> LISTED ENTRIES:
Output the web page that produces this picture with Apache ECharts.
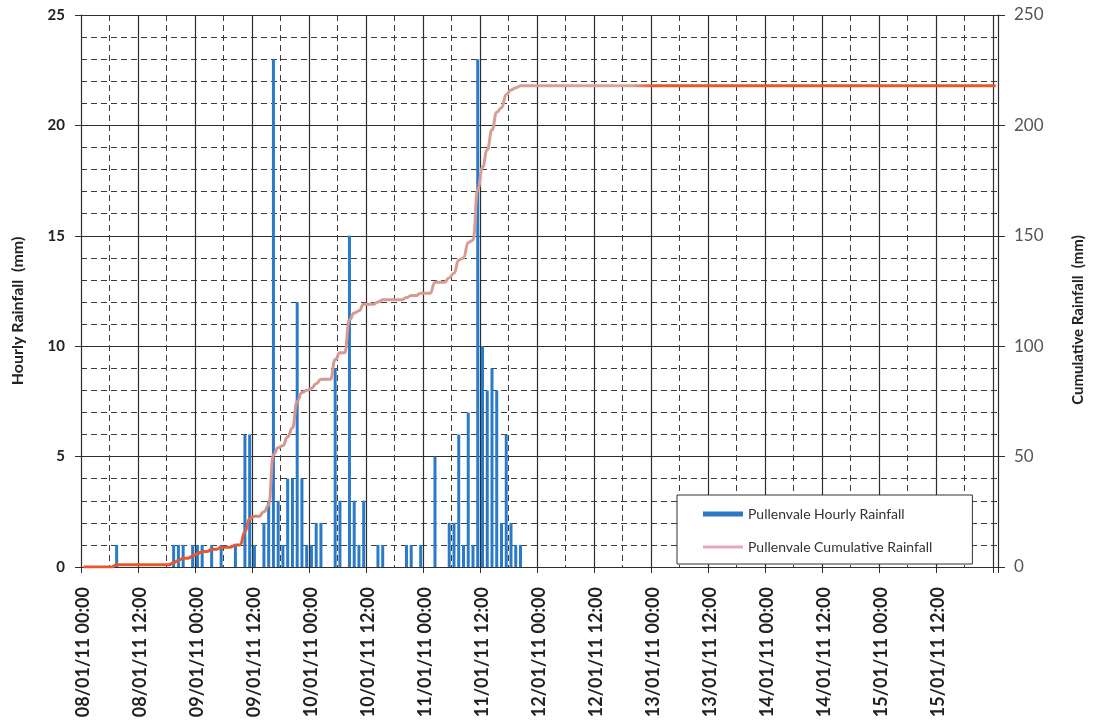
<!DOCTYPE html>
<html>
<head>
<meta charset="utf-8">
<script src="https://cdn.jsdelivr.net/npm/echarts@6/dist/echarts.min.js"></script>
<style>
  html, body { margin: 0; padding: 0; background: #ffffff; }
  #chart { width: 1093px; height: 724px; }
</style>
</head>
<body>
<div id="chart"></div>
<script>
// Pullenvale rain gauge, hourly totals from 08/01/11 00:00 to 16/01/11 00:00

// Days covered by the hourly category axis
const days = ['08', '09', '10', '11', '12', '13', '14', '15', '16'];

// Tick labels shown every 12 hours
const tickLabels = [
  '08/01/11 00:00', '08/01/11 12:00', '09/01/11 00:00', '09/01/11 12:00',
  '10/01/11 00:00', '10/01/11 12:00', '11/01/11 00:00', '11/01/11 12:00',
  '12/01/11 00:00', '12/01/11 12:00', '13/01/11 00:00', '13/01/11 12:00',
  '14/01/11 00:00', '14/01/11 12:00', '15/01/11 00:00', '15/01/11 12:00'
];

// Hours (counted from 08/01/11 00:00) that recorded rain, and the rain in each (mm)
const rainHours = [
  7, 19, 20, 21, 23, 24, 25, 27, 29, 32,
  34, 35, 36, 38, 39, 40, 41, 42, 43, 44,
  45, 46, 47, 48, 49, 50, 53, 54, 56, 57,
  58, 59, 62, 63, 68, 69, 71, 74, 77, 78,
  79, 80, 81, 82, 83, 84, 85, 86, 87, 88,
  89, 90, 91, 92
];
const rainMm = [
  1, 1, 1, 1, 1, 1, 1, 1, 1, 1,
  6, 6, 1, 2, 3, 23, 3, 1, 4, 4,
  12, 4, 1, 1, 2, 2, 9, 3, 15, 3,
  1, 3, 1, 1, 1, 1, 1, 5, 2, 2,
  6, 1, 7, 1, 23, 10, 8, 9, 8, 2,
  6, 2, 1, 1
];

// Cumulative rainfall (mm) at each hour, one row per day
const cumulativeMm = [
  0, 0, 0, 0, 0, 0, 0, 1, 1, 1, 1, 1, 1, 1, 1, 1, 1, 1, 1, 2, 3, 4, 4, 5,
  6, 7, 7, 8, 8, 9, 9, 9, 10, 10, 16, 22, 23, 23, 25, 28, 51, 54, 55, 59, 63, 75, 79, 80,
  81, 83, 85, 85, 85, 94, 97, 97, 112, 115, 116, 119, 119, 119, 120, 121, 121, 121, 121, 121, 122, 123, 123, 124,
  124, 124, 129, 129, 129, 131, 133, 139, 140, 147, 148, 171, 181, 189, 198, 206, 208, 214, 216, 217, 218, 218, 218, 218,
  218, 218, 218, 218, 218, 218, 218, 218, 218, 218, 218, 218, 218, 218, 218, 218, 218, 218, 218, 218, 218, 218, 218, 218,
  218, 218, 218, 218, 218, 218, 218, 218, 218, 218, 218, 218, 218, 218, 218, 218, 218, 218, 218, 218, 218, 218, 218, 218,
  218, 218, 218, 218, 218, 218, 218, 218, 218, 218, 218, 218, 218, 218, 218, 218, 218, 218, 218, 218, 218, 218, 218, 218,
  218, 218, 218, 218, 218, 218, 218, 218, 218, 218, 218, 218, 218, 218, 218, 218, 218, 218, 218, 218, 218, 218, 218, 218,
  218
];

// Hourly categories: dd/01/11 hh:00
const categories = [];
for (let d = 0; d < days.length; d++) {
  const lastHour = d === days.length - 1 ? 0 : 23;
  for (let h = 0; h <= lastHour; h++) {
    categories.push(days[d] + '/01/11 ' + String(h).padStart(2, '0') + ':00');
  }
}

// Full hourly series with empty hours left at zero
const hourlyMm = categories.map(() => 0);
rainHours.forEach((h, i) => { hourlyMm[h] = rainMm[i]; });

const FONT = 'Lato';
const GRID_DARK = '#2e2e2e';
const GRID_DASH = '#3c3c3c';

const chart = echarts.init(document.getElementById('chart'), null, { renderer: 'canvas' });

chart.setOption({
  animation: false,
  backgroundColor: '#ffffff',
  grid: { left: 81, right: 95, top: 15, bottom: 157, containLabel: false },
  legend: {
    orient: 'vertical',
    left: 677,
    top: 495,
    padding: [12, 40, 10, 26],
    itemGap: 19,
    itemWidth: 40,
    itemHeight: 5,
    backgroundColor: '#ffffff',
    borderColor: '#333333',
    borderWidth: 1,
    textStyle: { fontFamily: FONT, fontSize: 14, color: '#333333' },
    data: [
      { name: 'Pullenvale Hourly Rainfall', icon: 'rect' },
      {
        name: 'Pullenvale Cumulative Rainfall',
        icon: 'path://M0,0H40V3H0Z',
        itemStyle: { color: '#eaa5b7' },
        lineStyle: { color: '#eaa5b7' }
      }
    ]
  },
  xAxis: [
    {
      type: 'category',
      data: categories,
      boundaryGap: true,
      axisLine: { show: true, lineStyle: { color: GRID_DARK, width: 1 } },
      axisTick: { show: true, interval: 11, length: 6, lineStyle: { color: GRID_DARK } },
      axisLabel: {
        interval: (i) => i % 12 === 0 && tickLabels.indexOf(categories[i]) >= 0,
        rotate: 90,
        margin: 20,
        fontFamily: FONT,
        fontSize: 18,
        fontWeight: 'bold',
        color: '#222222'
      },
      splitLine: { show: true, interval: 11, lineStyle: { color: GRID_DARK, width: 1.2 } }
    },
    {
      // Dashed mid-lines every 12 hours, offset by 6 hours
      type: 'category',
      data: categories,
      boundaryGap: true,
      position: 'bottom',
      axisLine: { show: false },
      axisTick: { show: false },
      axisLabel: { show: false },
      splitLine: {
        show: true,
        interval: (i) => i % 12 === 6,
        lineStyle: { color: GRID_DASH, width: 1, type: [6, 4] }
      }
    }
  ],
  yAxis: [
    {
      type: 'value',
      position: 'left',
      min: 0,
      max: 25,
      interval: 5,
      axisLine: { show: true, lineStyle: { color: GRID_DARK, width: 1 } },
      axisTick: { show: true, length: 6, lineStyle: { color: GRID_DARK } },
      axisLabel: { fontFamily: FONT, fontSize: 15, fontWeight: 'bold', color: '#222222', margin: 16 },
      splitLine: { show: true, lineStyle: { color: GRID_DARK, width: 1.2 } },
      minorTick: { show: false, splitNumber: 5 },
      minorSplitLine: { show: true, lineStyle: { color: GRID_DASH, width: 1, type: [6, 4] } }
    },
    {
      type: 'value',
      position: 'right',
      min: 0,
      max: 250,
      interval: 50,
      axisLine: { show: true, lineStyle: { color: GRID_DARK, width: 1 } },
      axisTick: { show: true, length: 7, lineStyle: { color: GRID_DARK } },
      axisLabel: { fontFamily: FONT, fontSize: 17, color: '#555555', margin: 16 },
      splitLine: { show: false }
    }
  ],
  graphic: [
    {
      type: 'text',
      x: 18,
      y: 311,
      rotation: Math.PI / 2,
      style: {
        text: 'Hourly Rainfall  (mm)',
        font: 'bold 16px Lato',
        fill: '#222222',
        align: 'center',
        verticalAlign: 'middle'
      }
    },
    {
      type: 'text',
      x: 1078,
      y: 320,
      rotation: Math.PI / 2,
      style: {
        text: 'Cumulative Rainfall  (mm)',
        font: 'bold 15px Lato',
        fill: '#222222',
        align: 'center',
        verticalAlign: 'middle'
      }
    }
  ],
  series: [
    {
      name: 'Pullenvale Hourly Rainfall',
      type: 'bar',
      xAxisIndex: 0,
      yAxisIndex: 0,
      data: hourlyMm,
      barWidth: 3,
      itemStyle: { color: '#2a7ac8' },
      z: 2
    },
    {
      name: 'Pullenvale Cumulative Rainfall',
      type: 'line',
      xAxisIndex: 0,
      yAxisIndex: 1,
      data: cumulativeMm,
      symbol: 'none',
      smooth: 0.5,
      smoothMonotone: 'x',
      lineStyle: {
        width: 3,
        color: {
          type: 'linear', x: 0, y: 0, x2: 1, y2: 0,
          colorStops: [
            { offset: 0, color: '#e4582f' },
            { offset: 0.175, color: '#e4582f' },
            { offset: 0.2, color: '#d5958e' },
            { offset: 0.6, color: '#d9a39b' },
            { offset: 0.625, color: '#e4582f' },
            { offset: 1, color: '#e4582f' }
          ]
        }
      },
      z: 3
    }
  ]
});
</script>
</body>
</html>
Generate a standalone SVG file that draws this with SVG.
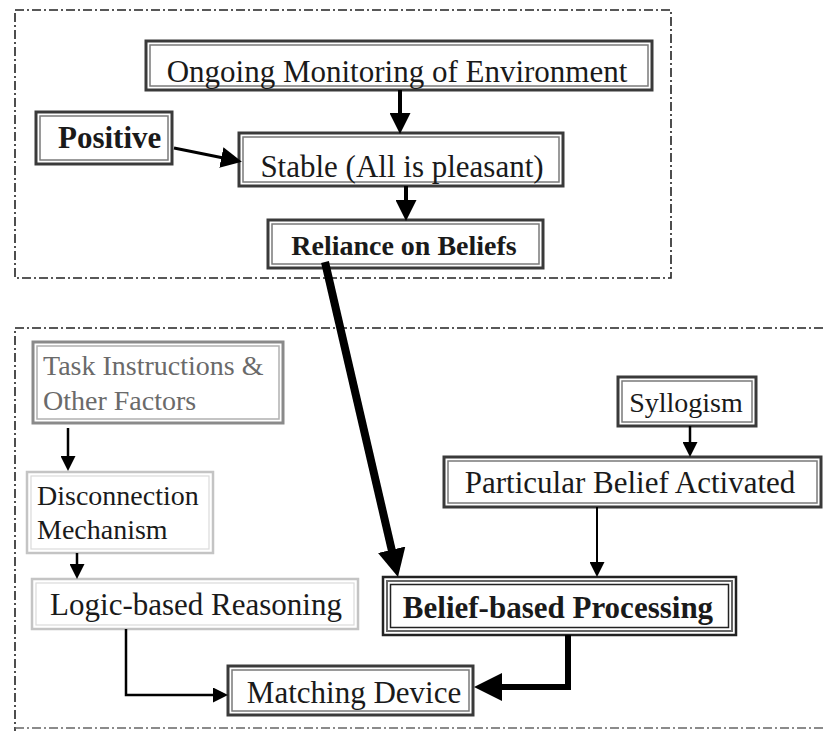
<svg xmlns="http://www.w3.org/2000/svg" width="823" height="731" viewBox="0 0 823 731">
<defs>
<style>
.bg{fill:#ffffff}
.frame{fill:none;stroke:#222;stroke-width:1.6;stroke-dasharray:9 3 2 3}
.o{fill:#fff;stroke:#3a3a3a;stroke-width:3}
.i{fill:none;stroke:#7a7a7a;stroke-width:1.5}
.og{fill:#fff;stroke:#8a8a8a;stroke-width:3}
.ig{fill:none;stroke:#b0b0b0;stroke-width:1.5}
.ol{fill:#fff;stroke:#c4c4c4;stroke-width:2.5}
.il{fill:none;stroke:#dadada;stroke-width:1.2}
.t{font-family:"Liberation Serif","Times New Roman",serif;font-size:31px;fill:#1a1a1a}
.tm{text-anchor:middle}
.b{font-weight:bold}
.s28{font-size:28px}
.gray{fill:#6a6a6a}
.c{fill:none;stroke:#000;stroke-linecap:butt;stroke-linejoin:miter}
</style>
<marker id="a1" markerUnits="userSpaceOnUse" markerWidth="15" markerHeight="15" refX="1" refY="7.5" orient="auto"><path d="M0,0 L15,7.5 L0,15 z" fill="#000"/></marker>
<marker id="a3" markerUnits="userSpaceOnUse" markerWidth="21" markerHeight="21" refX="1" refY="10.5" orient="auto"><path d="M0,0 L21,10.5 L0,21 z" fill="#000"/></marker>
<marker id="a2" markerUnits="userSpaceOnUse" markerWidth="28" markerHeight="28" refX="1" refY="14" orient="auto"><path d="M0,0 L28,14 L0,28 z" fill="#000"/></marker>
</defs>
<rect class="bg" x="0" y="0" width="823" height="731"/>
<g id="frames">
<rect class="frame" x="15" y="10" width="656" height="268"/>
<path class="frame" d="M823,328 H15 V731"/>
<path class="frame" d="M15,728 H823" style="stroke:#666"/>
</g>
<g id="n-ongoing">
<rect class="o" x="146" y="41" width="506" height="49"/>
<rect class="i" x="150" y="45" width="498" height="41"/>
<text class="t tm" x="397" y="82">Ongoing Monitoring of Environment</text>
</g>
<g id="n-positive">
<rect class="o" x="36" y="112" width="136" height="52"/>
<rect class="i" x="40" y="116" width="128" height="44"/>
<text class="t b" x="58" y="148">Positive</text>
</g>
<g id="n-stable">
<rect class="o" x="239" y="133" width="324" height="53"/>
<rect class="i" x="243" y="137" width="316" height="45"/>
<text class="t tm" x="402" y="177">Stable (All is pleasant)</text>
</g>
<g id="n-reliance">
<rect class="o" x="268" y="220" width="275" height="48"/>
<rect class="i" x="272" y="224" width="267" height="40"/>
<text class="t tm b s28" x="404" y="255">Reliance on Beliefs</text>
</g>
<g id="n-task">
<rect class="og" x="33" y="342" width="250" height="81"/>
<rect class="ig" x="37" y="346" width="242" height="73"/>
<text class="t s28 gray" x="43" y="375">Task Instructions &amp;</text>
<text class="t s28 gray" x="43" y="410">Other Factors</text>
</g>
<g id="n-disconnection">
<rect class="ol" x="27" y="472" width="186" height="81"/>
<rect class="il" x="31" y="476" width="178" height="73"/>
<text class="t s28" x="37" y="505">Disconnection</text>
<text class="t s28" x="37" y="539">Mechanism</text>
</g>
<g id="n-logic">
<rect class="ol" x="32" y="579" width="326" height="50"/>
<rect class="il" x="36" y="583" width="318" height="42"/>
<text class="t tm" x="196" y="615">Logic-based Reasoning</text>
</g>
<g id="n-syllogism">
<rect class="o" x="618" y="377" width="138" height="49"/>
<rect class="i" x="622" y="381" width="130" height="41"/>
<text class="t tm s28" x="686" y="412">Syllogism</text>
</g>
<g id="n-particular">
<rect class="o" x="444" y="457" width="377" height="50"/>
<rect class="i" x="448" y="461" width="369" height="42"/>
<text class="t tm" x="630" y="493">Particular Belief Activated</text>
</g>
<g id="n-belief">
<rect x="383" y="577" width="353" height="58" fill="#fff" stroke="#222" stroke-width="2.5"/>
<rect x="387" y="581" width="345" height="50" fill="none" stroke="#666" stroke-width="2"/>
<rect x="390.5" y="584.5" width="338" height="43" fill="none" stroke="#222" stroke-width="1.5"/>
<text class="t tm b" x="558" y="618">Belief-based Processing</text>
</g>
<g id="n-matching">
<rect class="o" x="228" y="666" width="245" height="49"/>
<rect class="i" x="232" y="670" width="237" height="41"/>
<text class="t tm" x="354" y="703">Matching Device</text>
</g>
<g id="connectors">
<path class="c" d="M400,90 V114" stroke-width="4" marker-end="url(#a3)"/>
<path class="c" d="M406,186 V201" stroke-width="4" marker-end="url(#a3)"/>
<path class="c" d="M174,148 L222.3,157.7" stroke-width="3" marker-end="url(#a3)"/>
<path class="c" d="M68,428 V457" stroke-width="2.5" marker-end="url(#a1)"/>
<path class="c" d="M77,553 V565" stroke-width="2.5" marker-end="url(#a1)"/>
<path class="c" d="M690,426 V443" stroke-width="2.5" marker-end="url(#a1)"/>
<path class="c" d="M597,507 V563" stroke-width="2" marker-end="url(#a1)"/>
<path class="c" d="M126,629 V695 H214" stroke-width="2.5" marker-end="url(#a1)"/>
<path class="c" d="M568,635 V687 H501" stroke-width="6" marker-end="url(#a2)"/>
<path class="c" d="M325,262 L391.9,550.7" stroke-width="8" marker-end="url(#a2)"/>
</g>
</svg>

> EXERCISE: Your task is to reproduce exactly the lines from the start of the data above through the line containing "to 16/01/11 00:00", leaving every picture out.

> RESPONSE:
Output the web page that produces this picture with Apache ECharts.
<!DOCTYPE html>
<html>
<head>
<meta charset="utf-8">
<script src="https://cdn.jsdelivr.net/npm/echarts@6/dist/echarts.min.js"></script>
<style>
  html, body { margin: 0; padding: 0; background: #ffffff; }
  #chart { width: 1093px; height: 724px; }
</style>
</head>
<body>
<div id="chart"></div>
<script>
// Pullenvale rain gauge, hourly totals from 08/01/11 00:00 to 16/01/11 00:00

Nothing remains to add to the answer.